Damaged, Hungama’s first original show, hence, comes as a breath of fresh air. Not only is the show an absorbing psychological crime drama – a genre that is extremely under-explored in India, but is also the first time that we see a woman playing a serial killer and being well, quite literally, the person of interest. Here we tell you why exactly this show deserves the top spot on your watch list.
Damaged ventures into a territory which is quite bold for a digital show in the country. A story like this could have very well translated into another murder mystery or crime thriller, but the makers have given the show a unique execution. As a psychological crime drama, it dives into the mind of the serial killer, explains what made her who she is and makes us follow the twists and turns of her life. It makes us see the world through her eyes and gets us to understand her perspective. In terms of freshness and originality, the show emerges triumphant.

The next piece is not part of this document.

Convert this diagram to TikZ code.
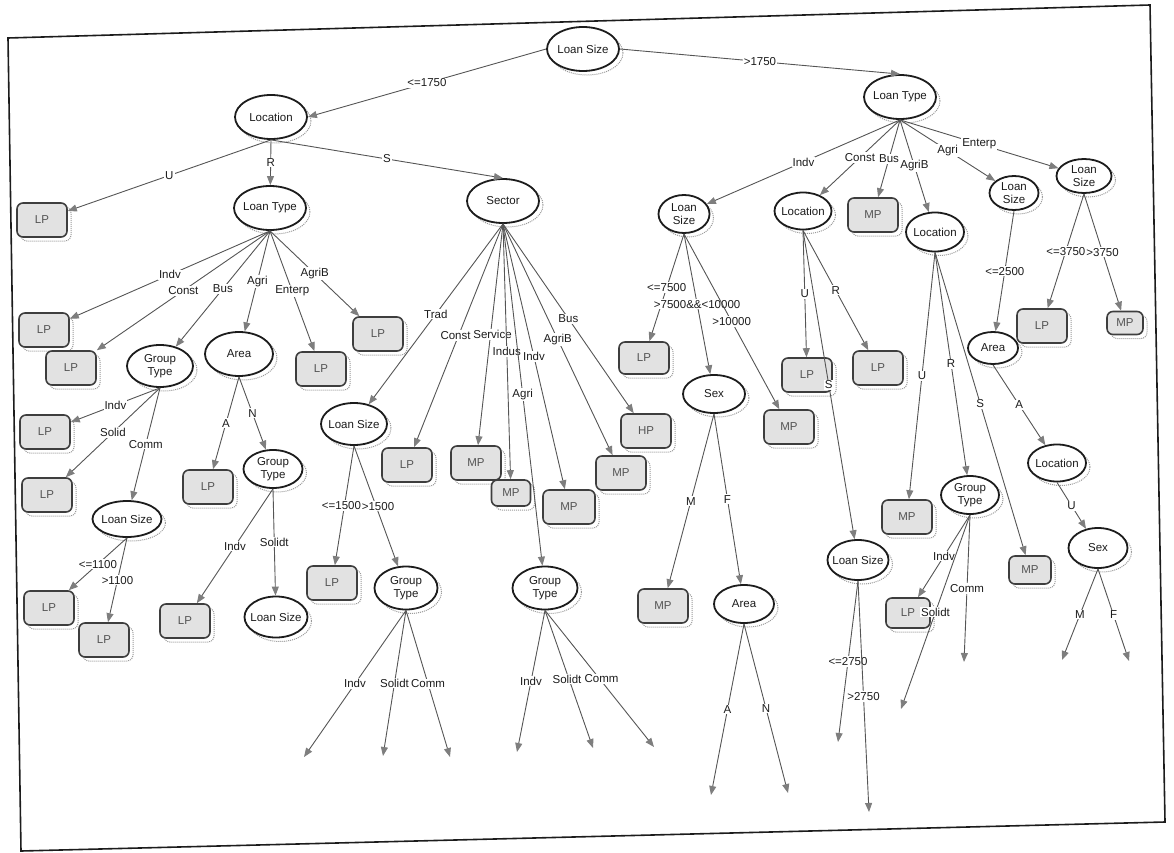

Damaged starts where most other murder stories end. We are introduced to Lovina (Amruta Khanvilkar) – an otherwise ordinary woman, someone we think we could be friends with or maybe even fall in love with. And then almost immediately, in one of the most artistically shot murder scenes, we realize we couldn’t be more wrong.
One would think that revealing the identity of the killer so early on in the show could make us lose interest, but instead, it just piques it. Because once the cops get a whiff of the murders, we are served one of the most tactfully written battles of wits between our femme fatale and the cops, led by Abhay (Amit Sial).
An interesting point about the show – nobody in the show is perfect; everybody, including the cops, operates on the fringes of good and evil. Hence, it avoids falling into the clichéd trap of forcing the viewers to take sides.